Frequently asked questions
How many blood-relation questions come in AFCAT?
Typically 2 to 4 questions per paper in the Reasoning and Military Aptitude section. As they need no outside knowledge, they are among the safest marks to target.
What is the fastest way to solve blood-relation puzzles?
Draw a family tree using fixed symbols (+ for male, − for female, single line for siblings, double line for couples). Decode each clue inside-out and read the answer off the diagram instead of tracking it in your head.
How do I handle coded blood-relation questions?
Treat the +, −, × and ÷ symbols as relationship labels, not arithmetic. Use the legend the question gives, decode the chain left to right, then build the same family tree as usual.

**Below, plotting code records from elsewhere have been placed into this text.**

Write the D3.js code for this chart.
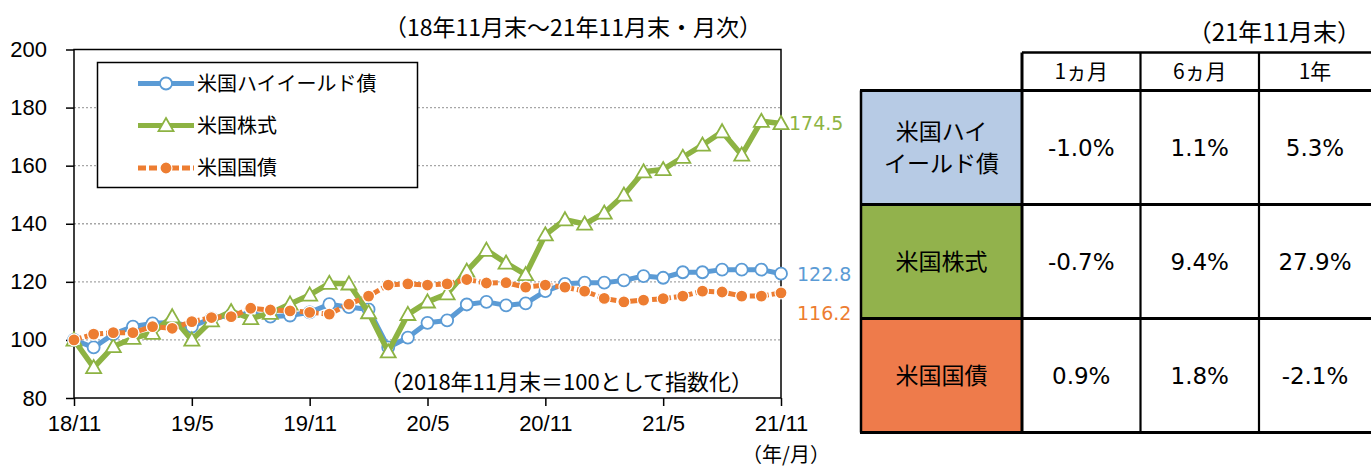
<!DOCTYPE html>
<html>
<head>
<meta charset="utf-8">
<script src="https://cdn.jsdelivr.net/npm/d3@7"></script>
<style>
body { margin: 0; background: #fff; }
svg { display: block; }
</style>
</head>
<body>
<div id="chart"></div>
<script>
// monthly index, 18/11 = 100
var months = ["18/11","18/12","19/1","19/2","19/3","19/4","19/5","19/6","19/7","19/8","19/9","19/10",
  "19/11","19/12","20/1","20/2","20/3","20/4","20/5","20/6","20/7","20/8","20/9","20/10",
  "20/11","20/12","21/1","21/2","21/3","21/4","21/5","21/6","21/7","21/8","21/9","21/10","21/11"];
var tickLabels = ["18/11","19/5","19/11","20/5","20/11","21/5","21/11"];
var yTicks = [80, 100, 120, 140, 160, 180, 200];

var highYield = [100, 97.4, 102, 104.6, 105.7, 106, 104.6, 107.4, 108.6, 109, 108, 108.4,
  109.5, 112.3, 111.3, 110.5, 97.4, 100.8, 105.9, 106.7, 112.2, 113.1, 111.9, 112.6,
  116.8, 119.3, 119.7, 119.7, 120.5, 122, 121.4, 123.3, 123.3, 124.2, 124.2, 124.2, 122.8];
var stocks = [100, 90.5, 97.7, 100.6, 102.3, 108, 100, 106.6, 109.8, 107.4, 109.2, 112.4,
  115.5, 119.5, 119.3, 109.4, 95.9, 108.8, 113.1, 115.9, 123.7, 130.9, 126.5, 122.5,
  136.2, 141.4, 139.9, 143.7, 149.9, 157.9, 158.7, 162.9, 167.1, 171.7, 163.7, 175.3, 174.5];
var treasury = [100, 102, 102.5, 102.5, 104.6, 104, 106.3, 107.7, 108, 110.9, 110.3, 110,
  109.5, 108.9, 112.3, 115.1, 118.9, 119.3, 118.9, 119.3, 120.8, 119.6, 119.7, 118.2,
  118.9, 118.2, 116.8, 114.3, 113.1, 113.7, 114.2, 115.1, 116.8, 116.5, 115.1, 115.1, 116.2];

var seriesNames = ["米国ハイイールド債", "米国株式", "米国国債"];
var endLabels = ["122.8", "174.5", "116.2"];

// table (21年11月末)
var periods = ["1ヵ月", "6ヵ月", "1年"];
var rowNames = [["米国ハイ", "イールド債"], ["米国株式"], ["米国国債"]];
var hyReturns = ["-1.0%", "1.1%", "5.3%"];
var stockReturns = ["-0.7%", "9.4%", "27.9%"];
var treasuryReturns = ["0.9%", "1.8%", "-2.1%"];

var colors = { blue: "#5B9BD5", green: "#8DB343", orange: "#ED7D31" };
var cellColors = ["#B7CBE5", "#92B24C", "#EE7B4B"];
var jp = "'Noto Sans CJK JP', sans-serif";
var sans = "'Liberation Sans', sans-serif";
var verd = "'DejaVu Sans', 'Noto Sans CJK JP', sans-serif";

var W = 1371, H = 469;
var plot = {left: 74, right: 781, top: 49.5, bottom: 398};

var svg = d3.select("#chart").append("svg")
    .attr("width", W).attr("height", H);

var x = d3.scaleLinear().domain([0, months.length - 1]).range([plot.left, plot.right]);
var y = d3.scaleLinear().domain([80, 200]).range([plot.bottom, plot.top]);

// grid
svg.append("g").selectAll("line")
  .data(yTicks.filter(function(d) { return d > 80 && d < 200; }))
  .enter().append("line")
    .attr("x1", plot.left).attr("x2", plot.right)
    .attr("y1", function(d) { return y(d); }).attr("y2", function(d) { return y(d); })
    .attr("stroke", "#a6a6a6").attr("stroke-width", 1.3)
    .attr("stroke-dasharray", "2,2");

// plot frame
svg.append("rect")
    .attr("x", plot.left).attr("y", plot.top)
    .attr("width", plot.right - plot.left).attr("height", plot.bottom - plot.top)
    .attr("fill", "none").attr("stroke", "#000").attr("stroke-width", 1.5);

// y axis
var yAxis = d3.axisLeft(y).tickValues(yTicks).tickSize(8).tickPadding(19);
var gy = svg.append("g").attr("transform", "translate(" + plot.left + ",0)").call(yAxis);
gy.select(".domain").remove();
gy.selectAll("line").attr("stroke", "#000").attr("stroke-width", 1.5);
gy.selectAll("text").style("font-family", sans).style("font-size", "22px").attr("fill", "#000");

// x axis
var xAxis = d3.axisBottom(x)
    .tickValues(tickLabels.map(function(t) { return months.indexOf(t); }))
    .tickFormat(function(i) { return months[i]; })
    .tickSize(8).tickPadding(9);
var gx = svg.append("g").attr("transform", "translate(0," + plot.bottom + ")").call(xAxis);
gx.select(".domain").remove();
gx.selectAll("line").attr("stroke", "#000").attr("stroke-width", 1.5);
gx.selectAll("text").style("font-family", sans).style("font-size", "22px").attr("fill", "#000");

var line = d3.line()
    .x(function(d, i) { return x(i); })
    .y(function(d) { return y(d); });

function triangle(cx, cy) {
  var s = 7.5;
  return "M" + cx + "," + (cy - s) + "L" + (cx + s) + "," + (cy + s * 0.75) + "L" + (cx - s) + "," + (cy + s * 0.75) + "Z";
}

// high yield
svg.append("path").datum(highYield).attr("d", line)
  .attr("fill", "none").attr("stroke", colors.blue).attr("stroke-width", 5).attr("stroke-linejoin", "round");
svg.append("g").selectAll("circle").data(highYield).enter().append("circle")
  .attr("cx", function(d, i) { return x(i); }).attr("cy", function(d) { return y(d); })
  .attr("r", 6).attr("fill", "#fff").attr("stroke", colors.blue).attr("stroke-width", 1.8);

// stocks
svg.append("path").datum(stocks).attr("d", line)
  .attr("fill", "none").attr("stroke", colors.green).attr("stroke-width", 5.5).attr("stroke-linejoin", "round");
svg.append("g").selectAll("path").data(stocks).enter().append("path")
  .attr("d", function(d, i) { return triangle(x(i), y(d)); })
  .attr("fill", "#fff").attr("stroke", colors.green).attr("stroke-width", 1.8);

// treasury
svg.append("path").datum(treasury).attr("d", line)
  .attr("fill", "none").attr("stroke", colors.orange).attr("stroke-width", 5).attr("stroke-dasharray", "8,3");
svg.append("g").selectAll("circle").data(treasury).enter().append("circle")
  .attr("cx", function(d, i) { return x(i); }).attr("cy", function(d) { return y(d); })
  .attr("r", 6).attr("fill", colors.orange).attr("stroke", "#fff").attr("stroke-width", 1.2);

// end labels
var last = months.length - 1;
var endData = [
  {v: highYield[last], t: endLabels[0], c: colors.blue, dx: 16, dy: 1},
  {v: stocks[last], t: endLabels[1], c: colors.green, dx: 8, dy: 0},
  {v: treasury[last], t: endLabels[2], c: colors.orange, dx: 16, dy: 20}
];
svg.append("g").selectAll("text").data(endData).enter().append("text")
  .attr("x", function(d) { return x(last) + d.dx; })
  .attr("y", function(d) { return y(d.v) + d.dy; })
  .attr("dy", "0.35em")
  .attr("fill", function(d) { return d.c; })
  .style("font-family", verd).style("font-size", "19px")
  .text(function(d) { return d.t; });

// legend
var lg = svg.append("g");
lg.append("rect").attr("x", 97.5).attr("y", 62.5).attr("width", 320).attr("height", 125)
  .attr("fill", "#fff").attr("stroke", "#000").attr("stroke-width", 1.5);
var legendRows = [83.5, 125.5, 168];
legendRows.forEach(function(ly, k) {
  var col = [colors.blue, colors.green, colors.orange][k];
  var ln = lg.append("line").attr("x1", 138).attr("x2", 194).attr("y1", ly).attr("y2", ly)
    .attr("stroke", col).attr("stroke-width", 5);
  if (k === 2) ln.attr("stroke-dasharray", "8,3");
  if (k === 0) lg.append("circle").attr("cx", 166).attr("cy", ly).attr("r", 6)
    .attr("fill", "#fff").attr("stroke", col).attr("stroke-width", 1.8);
  if (k === 1) lg.append("path").attr("d", triangle(166, ly))
    .attr("fill", "#fff").attr("stroke", col).attr("stroke-width", 1.8);
  if (k === 2) lg.append("circle").attr("cx", 166).attr("cy", ly).attr("r", 6)
    .attr("fill", col).attr("stroke", "#fff").attr("stroke-width", 1.2);
  lg.append("text").attr("x", 197).attr("y", ly).attr("dy", "0.36em")
    .style("font-family", jp).style("font-size", "20px").text(seriesNames[k]);
});

// notes
svg.append("text").attr("x", 573).attr("y", 28).attr("text-anchor", "middle").attr("dy", "0.35em")
  .style("font-family", jp).style("font-size", "23px")
  .text("（18年11月末～21年11月末・月次）");
svg.append("text").attr("x", 753).attr("y", 382).attr("text-anchor", "end").attr("dy", "0.35em")
  .style("font-family", jp).style("font-size", "22px")
  .text("（2018年11月末＝100として指数化）");
svg.append("text").attr("x", 786).attr("y", 455).attr("text-anchor", "middle").attr("dy", "0.35em")
  .style("font-family", jp).style("font-size", "20px")
  .text("（年/月）");

// table
var tb = svg.append("g");
var colX = [861, 1022, 1140.5, 1259, 1371];
var rowY = [52.5, 90.5, 204.5, 318.5, 432.5];
var tableRows = [hyReturns, stockReturns, treasuryReturns];

tb.append("text").attr("x", 1361).attr("y", 33).attr("text-anchor", "end").attr("dy", "0.35em")
  .style("font-family", jp).style("font-size", "24px").text("（21年11月末）");

tableRows.forEach(function(r, k) {
  tb.append("rect").attr("x", colX[0]).attr("y", rowY[k + 1])
    .attr("width", colX[1] - colX[0]).attr("height", rowY[k + 2] - rowY[k + 1])
    .attr("fill", cellColors[k]);
  var nm = rowNames[k];
  var cy = (rowY[k + 1] + rowY[k + 2]) / 2;
  nm.forEach(function(s, j) {
    tb.append("text").attr("x", (colX[0] + colX[1]) / 2)
      .attr("y", cy + (j - (nm.length - 1) / 2) * 32).attr("dy", "0.36em")
      .attr("text-anchor", "middle")
      .style("font-family", jp).style("font-size", "23px").text(s);
  });
  r.forEach(function(v, c) {
    tb.append("text").attr("x", (colX[c + 1] + colX[c + 2]) / 2).attr("y", cy).attr("dy", "0.36em")
      .attr("text-anchor", "middle")
      .style("font-family", verd).style("font-size", "23px").text(v);
  });
});
periods.forEach(function(p, c) {
  tb.append("text").attr("x", (colX[c + 1] + colX[c + 2]) / 2).attr("y", (rowY[0] + rowY[1]) / 2)
    .attr("dy", "0.36em").attr("text-anchor", "middle")
    .style("font-family", jp).style("font-size", "21px").text(p);
});

// table rules
tb.append("line").attr("x1", colX[1]).attr("x2", W).attr("y1", rowY[0]).attr("y2", rowY[0])
  .attr("stroke", "#000").attr("stroke-width", 2.5);
rowY.slice(1).forEach(function(ry) {
  tb.append("line").attr("x1", colX[0] - 1).attr("x2", W).attr("y1", ry).attr("y2", ry)
    .attr("stroke", "#000").attr("stroke-width", 3);
});
tb.append("line").attr("x1", colX[0]).attr("x2", colX[0]).attr("y1", rowY[1]).attr("y2", rowY[4])
  .attr("stroke", "#000").attr("stroke-width", 2.5);
colX.slice(1, 4).forEach(function(cx, c) {
  tb.append("line").attr("x1", cx).attr("x2", cx).attr("y1", rowY[0]).attr("y2", rowY[4])
    .attr("stroke", "#000").attr("stroke-width", c === 0 ? 3 : 2.2);
});
</script>
</body>
</html>
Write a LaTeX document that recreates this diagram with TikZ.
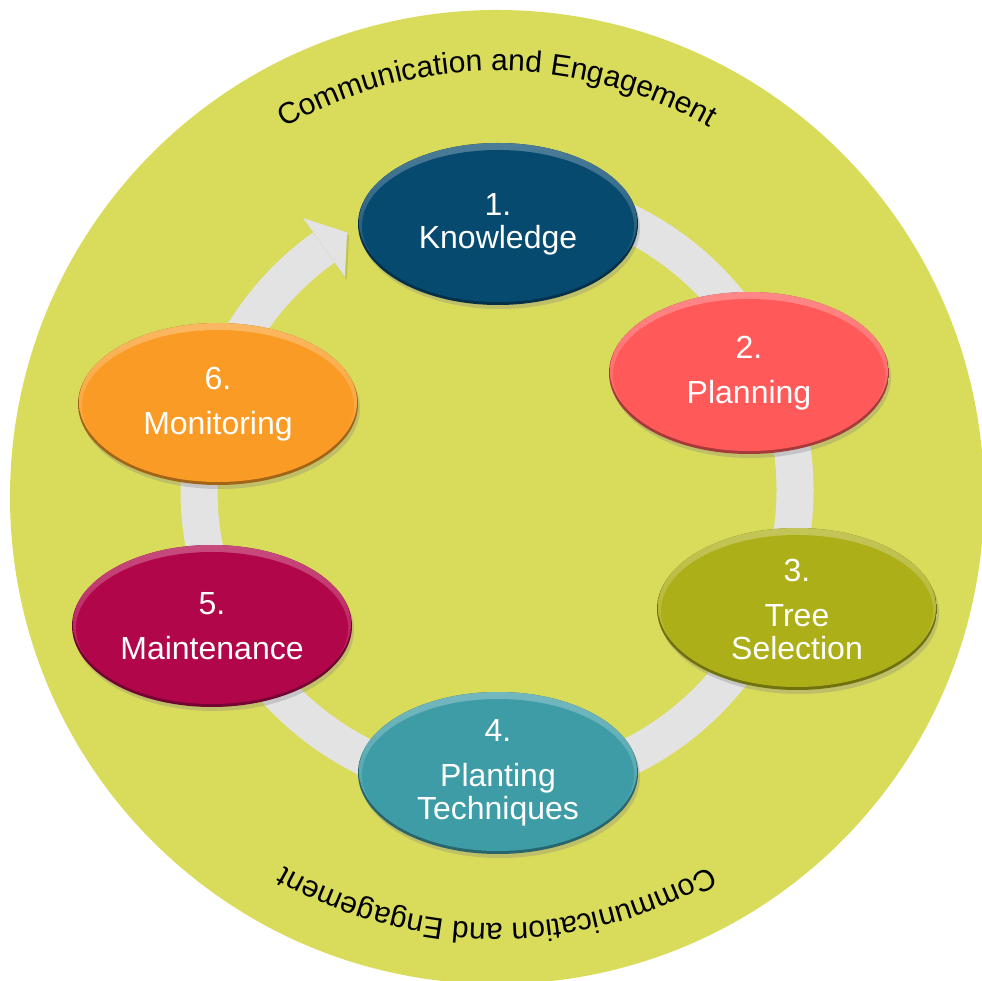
\documentclass[tikz,border=0pt]{standalone}
\usepackage{fontspec}
\setmainfont{Liberation Sans}
\usetikzlibrary{shapes.geometric,shadows,decorations.text}
\definecolor{bggreen}{RGB}{217,219,91}
\definecolor{ringgray}{RGB}{227,227,227}
\definecolor{cknow}{RGB}{7,74,112}
\definecolor{cplan}{RGB}{255,89,89}
\definecolor{ctree}{RGB}{172,175,24}
\definecolor{cplant}{RGB}{62,156,166}
\definecolor{cmaint}{RGB}{178,6,75}
\definecolor{cmonit}{RGB}{249,155,37}
\tikzset{
  stage/.style={ellipse, minimum width=280pt, minimum height=162pt, inner sep=0pt,
    text=white, align=center, font=\fontsize{32}{33}\selectfont,
    drop shadow={shadow xshift=2pt, shadow yshift=-4pt, opacity=0.3},
    path picture={
      \fill[#1!65!black] (path picture bounding box.south west) rectangle (path picture bounding box.north east);
      \shade[top color=#1!72!white, bottom color=#1] ([yshift=2pt]path picture bounding box.center) ellipse [x radius=139pt, y radius=79pt];
      \fill[#1] ([yshift=-2pt]path picture bounding box.center) ellipse [x radius=136pt, y radius=76pt];
    }},
  curvetext/.style={decorate, decoration={text along path, text align=center,
    text={|\fontsize{30}{30}\selectfont|Communication and Engagement}}},
}
\begin{document}
\begin{tikzpicture}[x=1pt,y=1pt]
\useasboundingbox (0,0) rectangle (982,980);
\clip (0,0) rectangle (982,980);
% background disc
\coordinate (bgc) at (497,483);
\fill[bggreen] (bgc) circle [radius=487];
% curved texts
\path[curvetext] (bgc) ++(160:426) arc [start angle=160, end angle=20, radius=426];
\path[curvetext] (bgc) ++(-20:426) arc [start angle=-20, end angle=-160, radius=426];
% ring with arrow
\coordinate (ringc) at (497,490);
\draw[ringgray, line width=37] (ringc) ++(90:298) arc [start angle=90, end angle=-234.5, radius=298];
\begin{scope}[shift={(ringc)}]
  \fill[black, opacity=0.1] ([shift={(2,-3)}]125.5:334) -- ([shift={(2,-3)}]120.2:298) -- ([shift={(2,-3)}]125.5:262) -- cycle;
  \fill[ringgray] (125.5:334) -- (120.2:298) -- (125.5:262) -- cycle;
\end{scope}
% stages
\node[stage=cknow]  (n1) at (498,756) {1.\\Knowledge};
\node[stage=cplan]  (n2) at (749,607) {2.\\[12pt]Planning};
\node[stage=ctree]  (n3) at (797,371) {3.\\[12pt]Tree\\Selection};
\node[stage=cplant] (n4) at (498,207) {4.\\[12pt]Planting\\Techniques};
\node[stage=cmaint] (n5) at (212,354) {5.\\[12pt]Maintenance};
\node[stage=cmonit] (n6) at (218,576) {6.\\[12pt]Monitoring};
\end{tikzpicture}
\end{document}
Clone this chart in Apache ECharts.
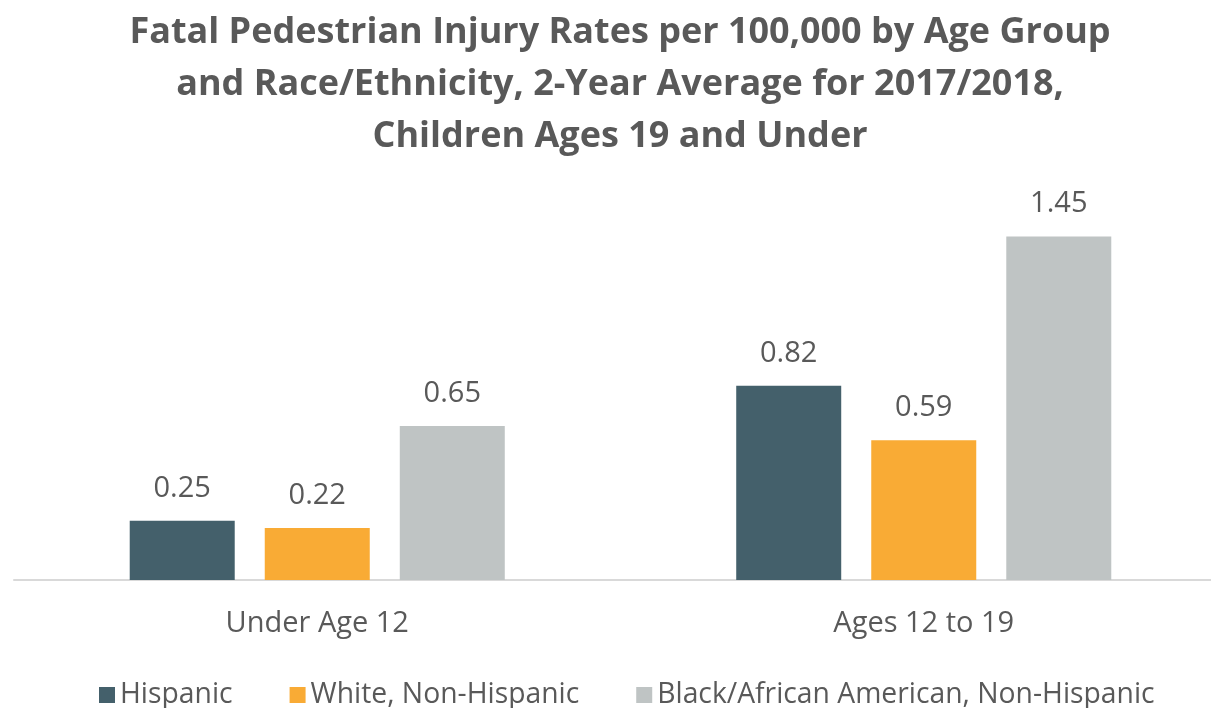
<!DOCTYPE html>
<html>
<head>
<meta charset="utf-8">
<script src="https://cdn.jsdelivr.net/npm/echarts@6/dist/echarts.min.js"></script>
<style>
  html, body { margin: 0; padding: 0; background: #ffffff; }
  #chart { width: 1211px; height: 708px; }
</style>
</head>
<body>
<div id="chart"></div>
<script>
// Age groups along the x axis
const ageGroups = ['Under Age 12', 'Ages 12 to 19'];

// Fatal pedestrian injury rates per 100,000
const hispanic = [0.25, 0.82];
const whiteNonHispanic = [0.22, 0.59];
const blackNonHispanic = [0.65, 1.45];

const seriesNames = ['Hispanic', 'White, Non-Hispanic', 'Black/African American, Non-Hispanic'];

const titleText = 'Fatal Pedestrian Injury Rates per 100,000 by Age Group\nand Race/Ethnicity, 2-Year Average for 2017/2018,\nChildren Ages 19 and Under';

const textColor = '#595959';
const fontFamily = '"Open Sans", "Noto Sans", sans-serif';
const colors = ['#44606b', '#f9ab35', '#bfc4c4'];

const chart = echarts.init(document.getElementById('chart'), null, { renderer: 'canvas' });

function barSeries(name, data, color) {
  return {
    name: name,
    type: 'bar',
    data: data,
    barWidth: 105,
    barGap: '28.6%',
    itemStyle: { color: color },
    label: {
      show: true,
      position: 'top',
      distance: 18,
      color: textColor,
      fontFamily: fontFamily,
      fontSize: 29,
      formatter: p => p.value.toFixed(2)
    }
  };
}

chart.setOption({
  animation: false,
  backgroundColor: '#ffffff',
  title: {
    text: titleText,
    left: 615,
    top: 2,
    textAlign: 'center',
    textStyle: {
      color: textColor,
      fontFamily: fontFamily,
      fontWeight: 'bold',
      fontSize: 36,
      lineHeight: 52
    }
  },
  legend: {
    left: 94,
    top: 676,
    itemWidth: 16,
    itemHeight: 16,
    itemGap: 57,
    icon: 'rect',
    textStyle: {
      color: textColor,
      fontFamily: fontFamily,
      fontSize: 28.3
    },
    data: seriesNames
  },
  grid: {
    left: 14,
    width: 1213,
    top: 201,
    bottom: 128,
    containLabel: false,
    outerBoundsMode: 'none'
  },
  xAxis: {
    type: 'category',
    data: ageGroups,
    axisLine: { show: true, lineStyle: { color: '#d9d9d9', width: 2 } },
    axisTick: { show: false },
    axisLabel: {
      color: textColor,
      fontFamily: fontFamily,
      fontSize: 29,
      margin: 29
    }
  },
  yAxis: {
    type: 'value',
    min: 0,
    max: 1.6,
    show: false,
    splitLine: { show: false }
  },
  series: [
    barSeries(seriesNames[0], hispanic, colors[0]),
    barSeries(seriesNames[1], whiteNonHispanic, colors[1]),
    barSeries(seriesNames[2], blackNonHispanic, colors[2])
  ]
});
</script>
</body>
</html>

What does 'the only daughter of my mother' usually mean?
It usually refers to the speaker herself, provided the speaker is female and has no sister. Spotting such self-references collapses a long clue into one symbol and solves dialogue puzzles in a single step.
What is the most common mistake in blood relations?
Assuming gender from a name and mixing up paternal versus maternal sides. Mark gender only when a clue states it, keep each side on its own branch, and count generation gaps before finalising the answer.